Pradeep Dwivedi, Chief Corporate Sales & Marketing Officer, Dainik Bhaskar Group writes about the trends that print witnessed in the year 2015 and expectations from the coming year.
2015 has been the year of print and digital coming together with strategic diversity in approach for utilisation of the medium by marketers and advertisers. The theory of chaos ordains that small differences in initial conditions of any system yield widely diverging outcomes for such dynamic environment, rendering long-term prediction impossible in general. The print industry is also not immune to it, and hence it would be unfair to generalise the inferences. However, some highlights observed this year are listed herein, and it remains to be seen whether they will, ultimately, result in a sustainable trend for the coming year or not.
Content remains king
Demanding readers, growing opinions, digital profligacy, accurate and yet differentiated coverage, placed greater demands on the industry. The need to continuously improve the content, design and tone continues to dominate the editorial rooms. Stickiness will be a huge factor for the industry, and the future belongs to those who will quickly adapt to readers’ needs.
Emergence of effectiveness via impact
2015 saw advertisers looking at print to deliver impact more than frequency. From dominating jackets to half jackets, front page innovations to perfumed papers, advertisers were looking at print to deliver the difference which TV couldn’t provide. If one combined this with the local reach and other consumer connect programmes that the newspapers partnered with brands, and then surely over 25 per cent of the business was generated through this. This is a welcome change and possibly the way forward.
Mixed bag in advertising rates
A significant trend witnessed this year, especially in regional print, was the tendency of some publications to drop advertising rates substantially via volume-centric offers on jackets and full pages in order to garner revenues throughout the first three quarters of this fiscal. While their revenues did grow, one wonders at what cost? In trying times, the stronger brands should have dug in and demanded their fair price, which would have sent out the right signal to the industry. Instead, fear of the future reigned and did a lot more damage to the industry as a whole. Dropping prices is the easiest way to sell, but is it the wisest? Time alone will tell.
Unlike last year, we did not witness too many launches in the print space. Most major players were busy with consolidation of their market positions and looking at M&A options.
Online Retail finds UnMetros
This year the e-commerce business saw a plethora of entrants, each trying to outdo the other, in effect trying to outshout the others. 2015 saw online retail giants, both home-grown and MNCs, benefit by taking a sustained exposure to the potential of UnMetro Markets, as many of the online players now get over half of their sales from smaller towns.
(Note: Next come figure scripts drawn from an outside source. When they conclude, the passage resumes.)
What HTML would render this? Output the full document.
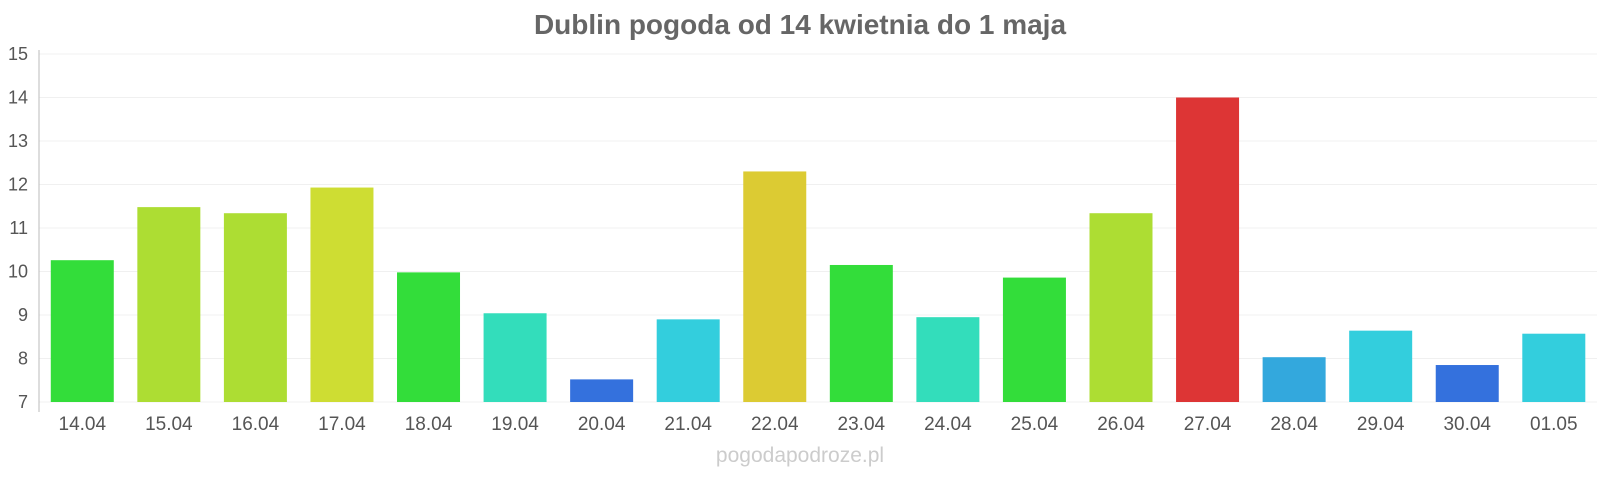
<!DOCTYPE html>
<html><head><meta charset="utf-8"><style>
body{margin:0;background:#fff;}
svg{display:block;font-family:"Liberation Sans",sans-serif;}
</style></head><body>
<svg width="1600" height="480" viewBox="0 0 1600 480">
<text x="800" y="34" text-anchor="middle" font-size="28" font-weight="bold" fill="#666">Dublin pogoda od 14 kwietnia do 1 maja</text>
<g id="grid"></g>
<g id="bars"></g>
<line x1="39" y1="50" x2="39" y2="412" stroke="#bbb" stroke-width="1"/>
<text x="800" y="462" text-anchor="middle" font-size="21" fill="#ccc">pogodapodroze.pl</text>
<script>
var top15=54, unit=43.5, base=402;
var g=document.getElementById('grid'), b=document.getElementById('bars'), ns='http://www.w3.org/2000/svg';
function el(p,t,a,txt){var e=document.createElementNS(ns,t);for(var k in a)e.setAttribute(k,a[k]);if(txt)e.textContent=txt;p.appendChild(e);}
for(var v=7;v<=15;v++){var y=base-(v-7)*unit;el(g,'line',{x1:39,x2:1597,y1:y,y2:y,stroke:'#f0f0f0','stroke-width':1});el(g,'text',{x:28,y:y+6,'text-anchor':'end','font-size':18,fill:'#555'},String(v));}
var d=[["14.04",10.26,"#33dd3a"],["15.04",11.48,"#addd33"],["16.04",11.34,"#addd33"],["17.04",11.93,"#cedd33"],["18.04",9.98,"#33dd3a"],["19.04",9.04,"#33ddbb"],["20.04",7.52,"#3471dd"],["21.04",8.9,"#33cedd"],["22.04",12.3,"#dccb33"],["23.04",10.15,"#33dd3a"],["24.04",8.95,"#33ddbb"],["25.04",9.86,"#33dd3a"],["26.04",11.34,"#addd33"],["27.04",14.0,"#dd3535"],["28.04",8.03,"#33a8dd"],["29.04",8.64,"#33cedd"],["30.04",7.85,"#3471dd"],["01.05",8.57,"#33cedd"]];
var bw=86.56;
d.forEach(function(r,i){var c=39+bw*(i+0.5);var y=base-(r[1]-7)*unit;el(b,'rect',{x:c-31.5,y:y,width:63,height:base-y,fill:r[2]});el(b,'text',{x:c,y:430,'text-anchor':'middle','font-size':19,fill:'#555'},r[0]);});
</script>
</svg>
</body></html>
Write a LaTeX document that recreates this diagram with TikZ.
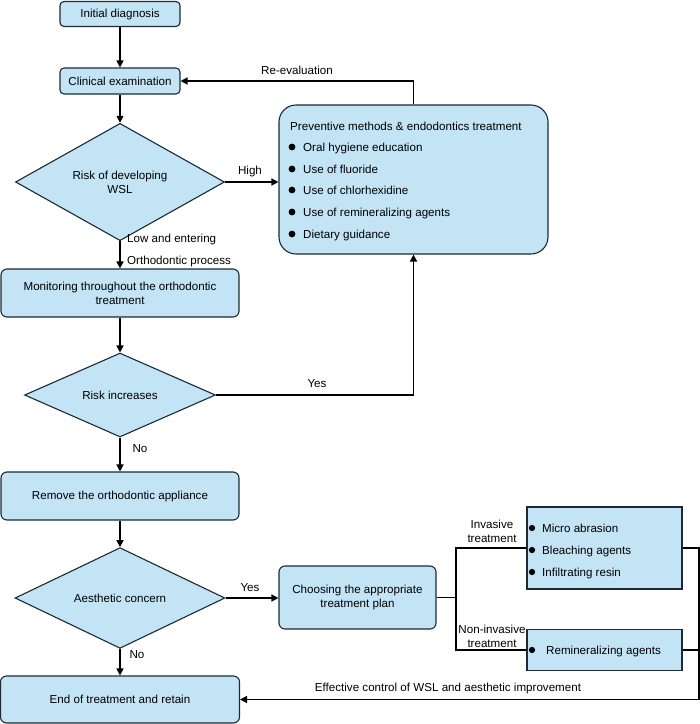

Not surprisingly, they used print to gain maximum sales traction. Regional print was often chosen by them to partner their ambitious drive for sales. Print chosen as a strategic partner is an indication that print and digital are ‘comfortable partners’. Possibly, this will be the way forward, once the euphoria of digital purchasing stabilises and forming long term opinions becomes the strategic intent for the e-commerce players.
Popularity of Apps
There is an app for virtually everything now. UnMetros have shown no dissonance to apps. Many in smaller towns routinely book taxis through app now – a sight unthinkable a year ago. However, an app only strategy may be still uncertain for most, for example a leading fashion lifestyle app re-looking to have a mobile website presence now. In such a scenario, the continued reliance on print medium to promote the app or website presented an interesting and unique (perhaps) approach. Here print was used extensively to promote digital adoption and symbiotic marketing.
End in sight to IRS conundrum?
On the IRS front meanwhile, there is a slow and steady progress on a variety of issues between publishers and RSCI. There is a constant dialogue and many recommendations have been taken on board. Nielsen has spelt out a revised road map with increase in sample sizes and enhancement of security measures. One hopes to see real progress and to get IRS back on board as an established metric for print as soon as possible.
ABC – sustained enduring currency
With the readership survey yet to take off using the new data collection methodology, the old warhorse ABC continued to be the measure mechanism depended on for newspaper rankings.
As shared in the Ad Club media review earlier this year, print media remains an effective antidote to continuous partial attention of the audiences, and hence is all set to grow from strength to strength in the coming year too.